Problems can start with the hiring process. If somebody isn't hired for a job, document the reasons why.
"Let's say you have a pregnant woman apply for a job with the company," Lapota says. "If you have in your job requirements that someone has to be able to lift 80 lbs., then she can't do the job. But it's important in your files that you cite that reason, not that she's pregnant, for not hiring her."
Lapota also stresses the importance of making sure you can justify any such job requirements.
"There has to be a legitimate business reason and evidence to back up why you're doing what you're doing," he says. "If someone has to lift 80 lbs. to get the job, you have to be able to show where someone doing the job needs to lift 80 lbs."

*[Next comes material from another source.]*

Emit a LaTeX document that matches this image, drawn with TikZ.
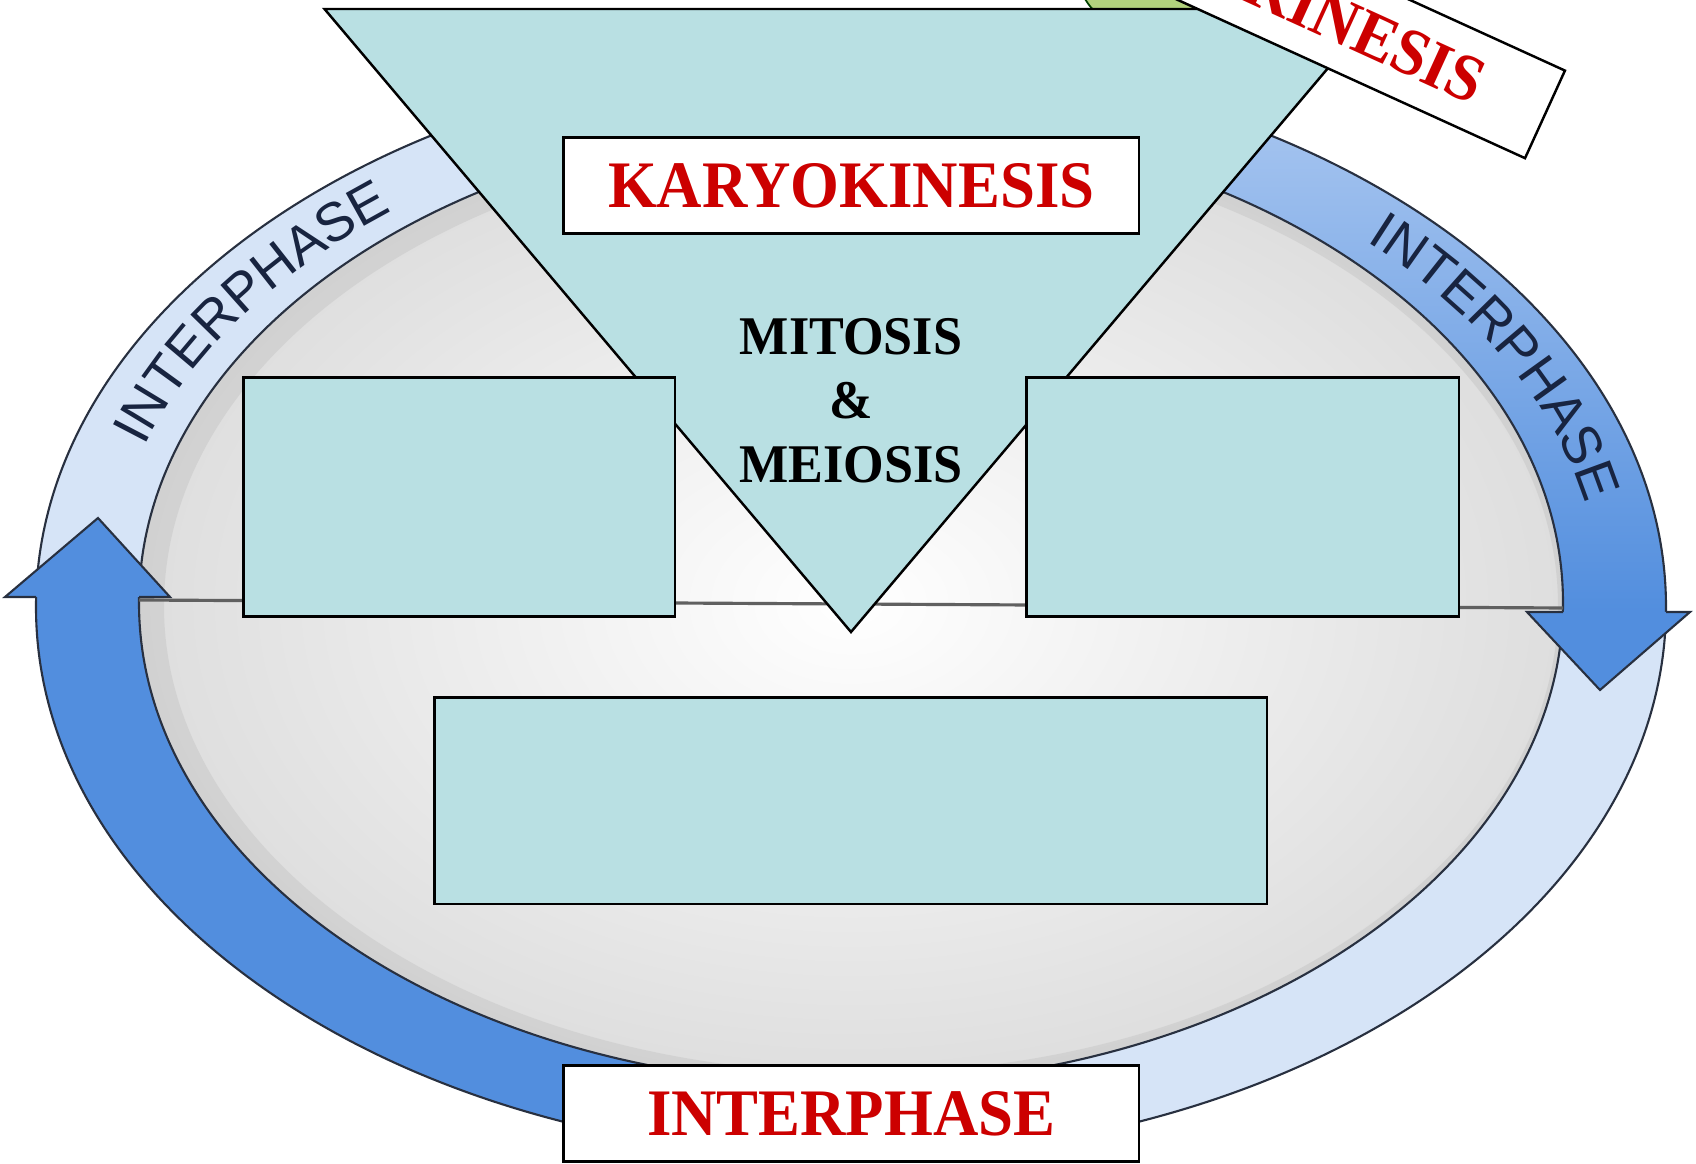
\documentclass[tikz,border=0pt]{standalone}
\usepackage{fontspec}
\setmainfont{Liberation Serif}
\newfontfamily\ringfontfam{Liberation Sans}
\usepackage{graphicx}
\usetikzlibrary{decorations.text}
\definecolor{boxcyan}{RGB}{185,224,227}
\definecolor{labred}{RGB}{204,0,0}
\definecolor{ringlight}{RGB}{214,228,247}
\definecolor{arrowdark}{RGB}{82,142,222}
\definecolor{arrowmid}{RGB}{168,198,240}
\definecolor{ringedge}{RGB}{40,48,64}
\definecolor{ringtext}{RGB}{24,36,64}
\definecolor{cellgray}{RGB}{222,222,222}
\definecolor{leafgreen}{RGB}{178,210,125}
\newcommand\labelfont{\fontsize{18.9}{22}\selectfont\bfseries}
\newcommand\mitfont{\fontsize{15.5}{18}\selectfont\bfseries}
\newcommand\ringstyle{\ringfontfam\fontsize{15.5}{18}\selectfont}
\newcommand\lab[1]{\scalebox{0.945}[1]{#1}}
\begin{document}
\begin{tikzpicture}[x=0.01cm,y=-0.01cm,
  cyanbox/.style={draw=black, line width=0.7pt, fill=boxcyan, inner sep=0pt, outer sep=0pt},
  labelbox/.style={draw=black, line width=0.7pt, fill=white, inner sep=0pt, outer sep=0pt,
     minimum width=5.755cm, minimum height=0.962cm, text=labred, font=\labelfont},
  ringline/.style={draw=ringedge, line width=0.6pt},
  headline/.style={draw=ringedge, line width=0.6pt, line join=miter},
  ringlabel/.style={decorate, decoration={text along path, text={|\ringstyle|#1},
     text align=center, text color=ringtext}}]

\clip (0,0) rectangle (1696,1164);
\fill[white] (0,0) rectangle (1696,1164);

\def\ringouter{(851,607) ellipse[x radius=815, y radius=550]}
\def\ringinner{(851,603) ellipse[x radius=712, y radius=482]}

% ring base
\fill[ringlight] \ringouter;
% left dark arrow body
\begin{scope}
  \clip (0,597) rectangle (851,1164);
  \fill[arrowdark] \ringouter;
\end{scope}
% right arrow body
\begin{scope}
  \clip (851,0) rectangle (1696,612);
  \clip \ringouter;
  \shade[top color=arrowmid, bottom color=arrowdark] (851,100) rectangle (1696,612);
\end{scope}
% cell interior
\shade[inner color=white, outer color=cellgray] \ringinner;
\begin{scope}
  \clip \ringinner;
  \draw[gray, opacity=0.13, line width=0.3cm, shift={(10,3)}] \ringinner;
\end{scope}
\draw[ringline] \ringouter;
\draw[ringline] \ringinner;

% division line
\coordinate (hl) at (139,600);
\coordinate (hr) at (1563,608);
\draw[line width=0.9pt, color=gray!75!black] (hl) -- (hr);

% arrow heads
\coordinate (lw1) at (5,597);
\coordinate (ltip) at (98,518);
\coordinate (lw2) at (170,597);
\fill[arrowdark] (lw1) -- (ltip) -- (lw2) -- cycle;
\draw[headline] (36,597) -- (lw1) -- (ltip) -- (lw2) -- (139,597);
\coordinate (rw1) at (1527,612);
\coordinate (rtip) at (1600,690);
\coordinate (rw2) at (1690,612);
\fill[arrowdark] (rw1) -- (rtip) -- (rw2) -- cycle;
\draw[headline] (1563,612) -- (rw1) -- (rtip) -- (rw2) -- (1666,612);

% ring labels
\path[ringlabel=INTERPHASE] (851,605) ++(188:745 and 500) arc[start angle=188, end angle=240, x radius=745, y radius=500];
\path[ringlabel=INTERPHASE] (851,605) ++(306:750 and 500) arc[start angle=306, end angle=358, x radius=750, y radius=500];

% green cell peeking at top
\draw[fill=leafgreen, draw=green!25!black, line width=0.5pt] (1180,-20) ellipse[x radius=100, y radius=60];

% central triangle
\coordinate (tl) at (324.5,9);
\coordinate (tr) at (1378,9);
\coordinate (apex) at (851,632);
\draw[fill=boxcyan, line width=0.7pt, line join=miter] (tl) -- (tr) -- (apex) -- cycle;

% boxes
\node[cyanbox, minimum width=4.316cm, minimum height=2.39cm] (leftbox) at (459.2,497) {};
\node[cyanbox, minimum width=4.325cm, minimum height=2.39cm] (rightbox) at (1242.75,497) {};
\node[cyanbox, minimum width=8.318cm, minimum height=2.066cm] (bottombox) at (850.7,800.9) {};

\node[labelbox] (karyo) at (851.25,185.5) {\lab{KARYOKINESIS}};
\node[labelbox] (inter) at (851.25,1113.5) {\lab{INTERPHASE}};
\node[labelbox, rotate=-24.5] (cyto) at (1283,-5) {\lab{CYTOKINESIS}};

\node[anchor=base, font=\mitfont, inner sep=0pt] (mit1) at (851,355) {\scalebox{0.957}[1]{MITOSIS}};
\node[anchor=base, font=\mitfont, inner sep=0pt] (mit2) at (851,419) {\scalebox{0.957}[1]{\&}};
\node[anchor=base, font=\mitfont, inner sep=0pt] (mit3) at (851,483) {\scalebox{0.957}[1]{MEIOSIS}};
\end{tikzpicture}
\end{document}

There are several areas defined as "protected classes" based on federal fair employment laws. These are factors that cannot be used to make decision in hiring or firing decisions.
- National origin
- Military status
Most nonunion jobs are what is known as "employment-at-will," which means the employee can quit at any time for any reason and the employer may terminate the employee at any time for any reason. While it sounds good in theory, in practice it's very difficult to fire someone without giving them a reason, and avoid legal action.
Even if you can eventually win a lawsuit, it can tie your company up in legal battles for years, Lapota says.
"If you're going to fire someone, you have to document the poor performance, and address it with the employee," he says.
This means having a written record of the problems with the employee, that is signed and dated by both the supervisor and the employee. Oral warnings to the employee are not good enough, Lapota says. If the employee refuses to sign the documents, have a second supervisor witness and sign that the employee was told of the problems. Good written records are important because it can be years before the case reaches a courtroom.
There are obviously valid claims of discrimination as well. Every employee, especially those that qualify as "agents," need to be aware of the actions that can put your company in legal danger.
There are four basic types of discrimination, Lapota says.
- Disparate treatment — When one individual is treated differently than another.
- Disparate impact — When an action has a bigger impact on a certain class, such as women.
- Harassment — When someone is made to feel uncomfortable because of their sex, race or other difference. Even if it's not intentional, it can be actionable.
- Undertaking or failing to undertake action — If a supervisor receives a complaint of, for example, harassment, and does not address the problem.